■ TASK PROMPT
Give the material once more, word for word, without any images.
+===+
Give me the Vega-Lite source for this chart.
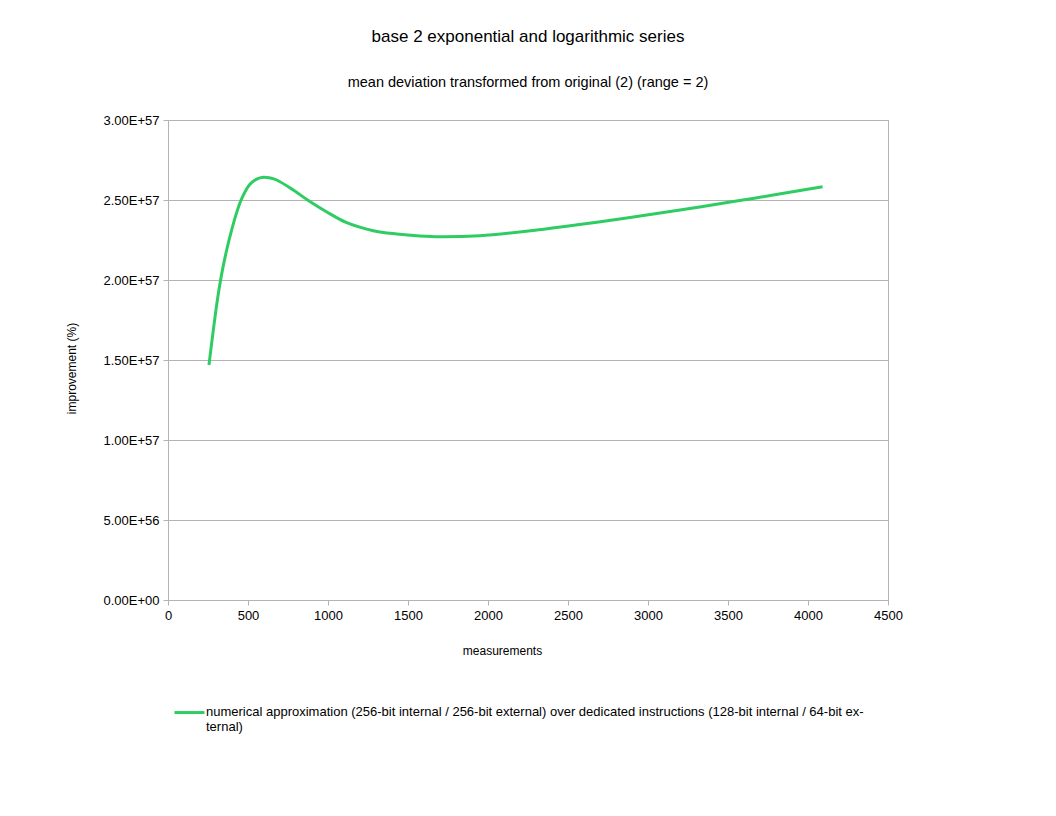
{
  "$schema": "https://vega.github.io/schema/vega-lite/v6.json",
  "description": "base 2 exponential and logarithmic series",
  "autosize": {"type": "none"},
  "padding": {"left": 168, "top": 120, "right": 168, "bottom": 216},
  "width": 720,
  "height": 480,
  "background": "white",
  "title": {
    "text": "base 2 exponential and logarithmic series",
    "subtitle": "mean deviation transformed from original (2) (range = 2)",
    "anchor": "middle",
    "font": "Liberation Sans",
    "fontSize": 17,
    "fontWeight": "normal",
    "color": "black",
    "subtitleFont": "Liberation Sans",
    "subtitleFontSize": 14.5,
    "subtitleColor": "black",
    "subtitlePadding": 30,
    "offset": 24
  },
  "config": {
    "view": {"stroke": "#b3b3b3"},
    "axis": {
      "labelFont": "Liberation Sans",
      "labelFontSize": 13,
      "labelColor": "black",
      "labelFlush": false,
      "titleFont": "Liberation Sans",
      "titleFontSize": 12,
      "titleFontWeight": "normal",
      "titleColor": "black",
      "domainColor": "#b3b3b3",
      "tickColor": "#b3b3b3",
      "gridColor": "#b3b3b3",
      "tickSize": 5
    },
    "legend": {
      "labelFont": "Liberation Sans",
      "labelFontSize": 13,
      "labelColor": "black"
    }
  },
  "data": {
    "values": [
      {"measurements": 256, "improvement": 1.469e57},
      {"measurements": 283, "improvement": 1.685e57},
      {"measurements": 310, "improvement": 1.885e57},
      {"measurements": 335, "improvement": 2.035e57},
      {"measurements": 367, "improvement": 2.189e57},
      {"measurements": 398, "improvement": 2.313e57},
      {"measurements": 429, "improvement": 2.421e57},
      {"measurements": 460, "improvement": 2.507e57},
      {"measurements": 512, "improvement": 2.598e57},
      {"measurements": 554, "improvement": 2.63e57},
      {"measurements": 596, "improvement": 2.642e57},
      {"measurements": 640, "improvement": 2.637e57},
      {"measurements": 679, "improvement": 2.625e57},
      {"measurements": 783, "improvement": 2.5625e57},
      {"measurements": 877, "improvement": 2.497e57},
      {"measurements": 990, "improvement": 2.427e57},
      {"measurements": 1117, "improvement": 2.358e57},
      {"measurements": 1283, "improvement": 2.308e57},
      {"measurements": 1429, "improvement": 2.2875e57},
      {"measurements": 1575, "improvement": 2.275e57},
      {"measurements": 1700, "improvement": 2.27e57},
      {"measurements": 1950, "improvement": 2.277e57},
      {"measurements": 2304, "improvement": 2.3125e57},
      {"measurements": 2596, "improvement": 2.35e57},
      {"measurements": 2888, "improvement": 2.39e57},
      {"measurements": 3200, "improvement": 2.4375e57},
      {"measurements": 3533, "improvement": 2.49e57},
      {"measurements": 3783, "improvement": 2.531e57},
      {"measurements": 4091, "improvement": 2.583e57}
    ]
  },
  "mark": {"type": "line", "strokeWidth": 3, "interpolate": "catmull-rom"},
  "encoding": {
    "x": {
      "field": "measurements",
      "type": "quantitative",
      "title": "measurements",
      "scale": {"domain": [0, 4500], "nice": false},
      "axis": {
        "values": [0, 500, 1000, 1500, 2000, 2500, 3000, 3500, 4000, 4500],
        "format": "d",
        "grid": false,
        "labelPadding": 4,
        "titleX": 334,
        "titleY": 50,
        "titleBaseline": "middle"
      }
    },
    "y": {
      "field": "improvement",
      "type": "quantitative",
      "title": "improvement (%)",
      "scale": {"domain": [0, 3e57], "nice": false},
      "axis": {
        "values": [0, 5e56, 1e57, 1.5e57, 2e57, 2.5e57, 3e57],
        "labelExpr": "datum.value == 0 ? '0.00E+00' : replace(format(datum.value, '.2e'), 'e', 'E')",
        "labelPadding": 4,
        "titleX": -97,
        "titleY": 248,
        "titleBaseline": "middle"
      }
    },
    "color": {
      "datum": "numerical approximation (256-bit internal / 256-bit external) over dedicated instructions (128-bit internal / 64-bit external)",
      "scale": {"range": ["#2ecc63"]},
      "legend": {
        "title": null,
        "orient": "none",
        "legendX": 5,
        "legendY": 569,
        "symbolType": "M-1,0.47H1",
        "symbolSize": 900,
        "symbolStrokeWidth": 3,
        "symbolFillColor": "transparent",
        "labelOffset": 0,
        "labelLimit": 0,
        "labelBaseline": "top",
        "labelExpr": "['numerical approximation (256-bit internal / 256-bit external) over dedicated instructions (128-bit internal / 64-bit ex-', 'ternal)']"
      }
    }
  }
}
+===+
■ THE OUTPUT
Give me the Vega-Lite source for this chart.
{
  "$schema": "https://vega.github.io/schema/vega-lite/v6.json",
  "description": "base 2 exponential and logarithmic series",
  "autosize": {"type": "none"},
  "padding": {"left": 168, "top": 120, "right": 168, "bottom": 216},
  "width": 720,
  "height": 480,
  "background": "white",
  "title": {
    "text": "base 2 exponential and logarithmic series",
    "subtitle": "mean deviation transformed from original (2) (range = 2)",
    "anchor": "middle",
    "font": "Liberation Sans",
    "fontSize": 17,
    "fontWeight": "normal",
    "color": "black",
    "subtitleFont": "Liberation Sans",
    "subtitleFontSize": 14.5,
    "subtitleColor": "black",
    "subtitlePadding": 30,
    "offset": 24
  },
  "config": {
    "view": {"stroke": "#b3b3b3"},
    "axis": {
      "labelFont": "Liberation Sans",
      "labelFontSize": 13,
      "labelColor": "black",
      "labelFlush": false,
      "titleFont": "Liberation Sans",
      "titleFontSize": 12,
      "titleFontWeight": "normal",
      "titleColor": "black",
      "domainColor": "#b3b3b3",
      "tickColor": "#b3b3b3",
      "gridColor": "#b3b3b3",
      "tickSize": 5
    },
    "legend": {
      "labelFont": "Liberation Sans",
      "labelFontSize": 13,
      "labelColor": "black"
    }
  },
  "data": {
    "values": [
      {"measurements": 256, "improvement": 1.469e57},
      {"measurements": 283, "improvement": 1.685e57},
      {"measurements": 310, "improvement": 1.885e57},
      {"measurements": 335, "improvement": 2.035e57},
      {"measurements": 367, "improvement": 2.189e57},
      {"measurements": 398, "improvement": 2.313e57},
      {"measurements": 429, "improvement": 2.421e57},
      {"measurements": 460, "improvement": 2.507e57},
      {"measurements": 512, "improvement": 2.598e57},
      {"measurements": 554, "improvement": 2.63e57},
      {"measurements": 596, "improvement": 2.642e57},
      {"measurements": 640, "improvement": 2.637e57},
      {"measurements": 679, "improvement": 2.625e57},
      {"measurements": 783, "improvement": 2.5625e57},
      {"measurements": 877, "improvement": 2.497e57},
      {"measurements": 990, "improvement": 2.427e57},
      {"measurements": 1117, "improvement": 2.358e57},
      {"measurements": 1283, "improvement": 2.308e57},
      {"measurements": 1429, "improvement": 2.2875e57},
      {"measurements": 1575, "improvement": 2.275e57},
      {"measurements": 1700, "improvement": 2.27e57},
      {"measurements": 1950, "improvement": 2.277e57},
      {"measurements": 2304, "improvement": 2.3125e57},
      {"measurements": 2596, "improvement": 2.35e57},
      {"measurements": 2888, "improvement": 2.39e57},
      {"measurements": 3200, "improvement": 2.4375e57},
      {"measurements": 3533, "improvement": 2.49e57},
      {"measurements": 3783, "improvement": 2.531e57},
      {"measurements": 4091, "improvement": 2.583e57}
    ]
  },
  "mark": {"type": "line", "strokeWidth": 3, "interpolate": "catmull-rom"},
  "encoding": {
    "x": {
      "field": "measurements",
      "type": "quantitative",
      "title": "measurements",
      "scale": {"domain": [0, 4500], "nice": false},
      "axis": {
        "values": [0, 500, 1000, 1500, 2000, 2500, 3000, 3500, 4000, 4500],
        "format": "d",
        "grid": false,
        "labelPadding": 4,
        "titleX": 334,
        "titleY": 50,
        "titleBaseline": "middle"
      }
    },
    "y": {
      "field": "improvement",
      "type": "quantitative",
      "title": "improvement (%)",
      "scale": {"domain": [0, 3e57], "nice": false},
      "axis": {
        "values": [0, 5e56, 1e57, 1.5e57, 2e57, 2.5e57, 3e57],
        "labelExpr": "datum.value == 0 ? '0.00E+00' : replace(format(datum.value, '.2e'), 'e', 'E')",
        "labelPadding": 4,
        "titleX": -97,
        "titleY": 248,
        "titleBaseline": "middle"
      }
    },
    "color": {
      "datum": "numerical approximation (256-bit internal / 256-bit external) over dedicated instructions (128-bit internal / 64-bit external)",
      "scale": {"range": ["#2ecc63"]},
      "legend": {
        "title": null,
        "orient": "none",
        "legendX": 5,
        "legendY": 569,
        "symbolType": "M-1,0.47H1",
        "symbolSize": 900,
        "symbolStrokeWidth": 3,
        "symbolFillColor": "transparent",
        "labelOffset": 0,
        "labelLimit": 0,
        "labelBaseline": "top",
        "labelExpr": "['numerical approximation (256-bit internal / 256-bit external) over dedicated instructions (128-bit internal / 64-bit ex-', 'ternal)']"
      }
    }
  }
}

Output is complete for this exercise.